Solved Something changed in auth/path scheme in samba46 vs. samba44?

obsigna

Profile disabled
Some weeks ago I upgraded my installation from net/samba44 to net/samba46, and all the regular clients (Win 7 to 10, and macOS) were able to access their shares as usual. Today, I wanted to scan some documents and the scanner is supposed to transfer the scans to a share provided by said samba installation, but the scanner bailed out with an access error, and the samba log told me:
Code:
...
[2017/08/24 11:54:01.005536,  3] ../lib/util/access.c:361(allow_access)
  Allowed connection from 192.168.0.201 (192.168.0.201)
[2017/08/24 11:54:01.039645,  3] ../source3/lib/util_procid.c:54(pid_to_procid)
  pid_to_procid: messaging_dgm_get_unique failed: No such file or directory
...
Even as there were no changes since ages, I verified all settings on the scanner, host, path, access credentials, etc ..., but everything was in shape. I only was able to get the scanner working with Samba, once I switched it back to net/samba44.

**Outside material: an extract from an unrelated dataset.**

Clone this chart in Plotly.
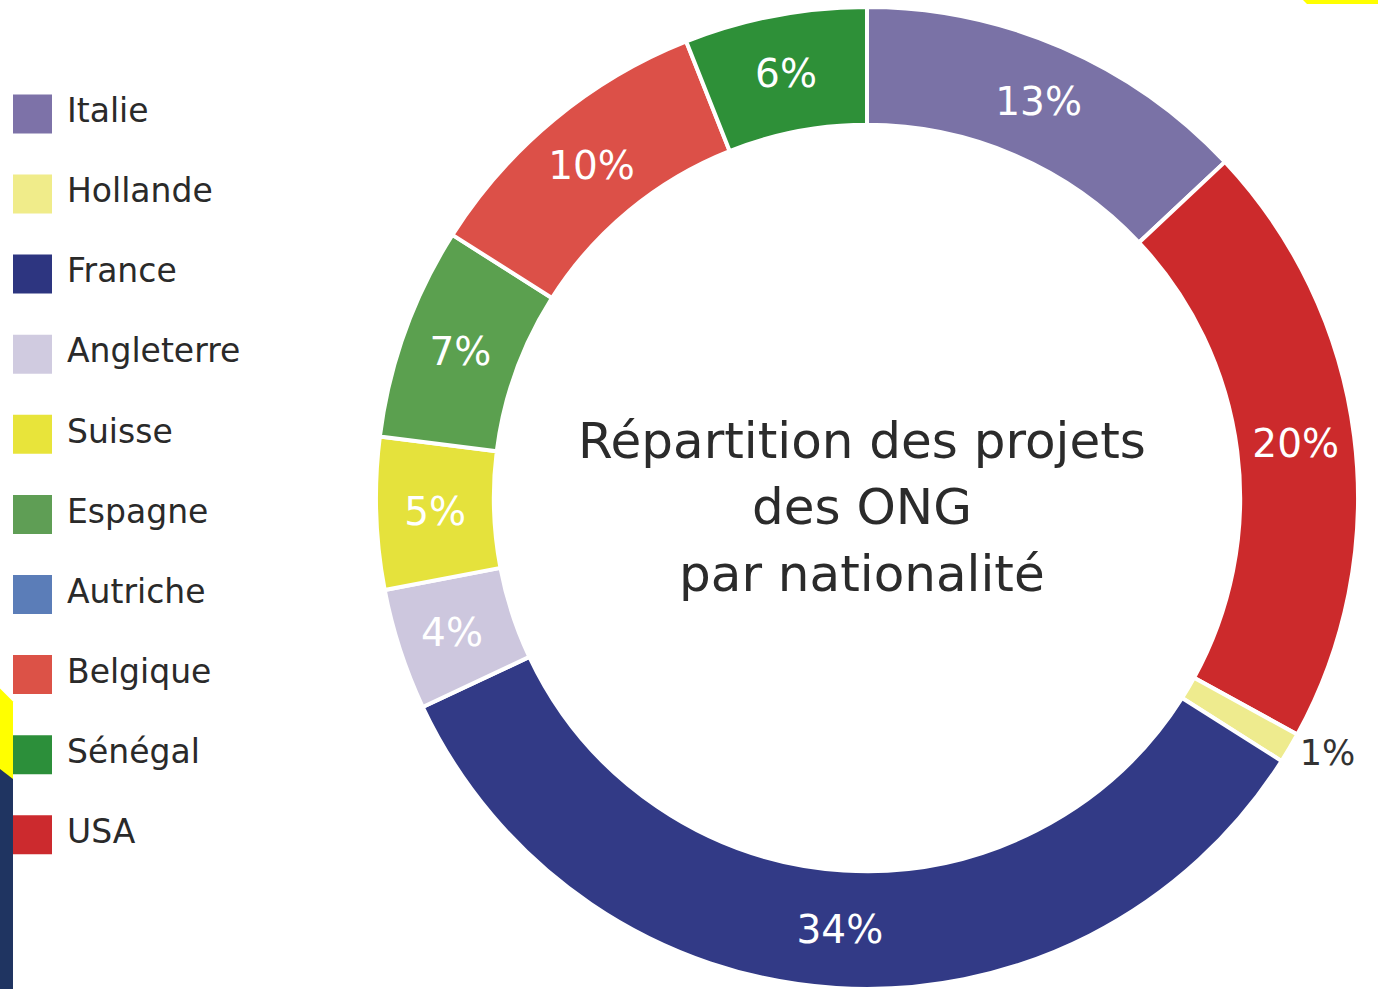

The question is what has changed in the auth/path scheme between samba44 and samba46? Is there some sort of a legacy switch in samba46, in order to get my scanner to work with it?
 
In the meantime I checked the issue with my scanner against net/samba45 and this one denies access to the Scanner share as well, therefore something must have changed in the course from 4.4 to 4.5, and so I looked into the release notes of Samba 4.5:
Code:
...
NTLMv1 authentication disabled by default
-----------------------------------------

In order to improve security we have changed
the default value for the "ntlm auth" option from
"yes" to "no". This may have impact on very old
clients which doesn't support NTLMv2 yet.
...
I re-installed net/samba46 and added to the [global] settings ntlm auth = yes, and now my scanner can access the Scanner share for storing the scans. Problem solved.
 
NTLMv1 has been turned off by default on Windows 10 too after the last updates. It was already turned off on Windows Server quite some time ago. But you may still have some older equipment that doesn't support NTLMv2 or above.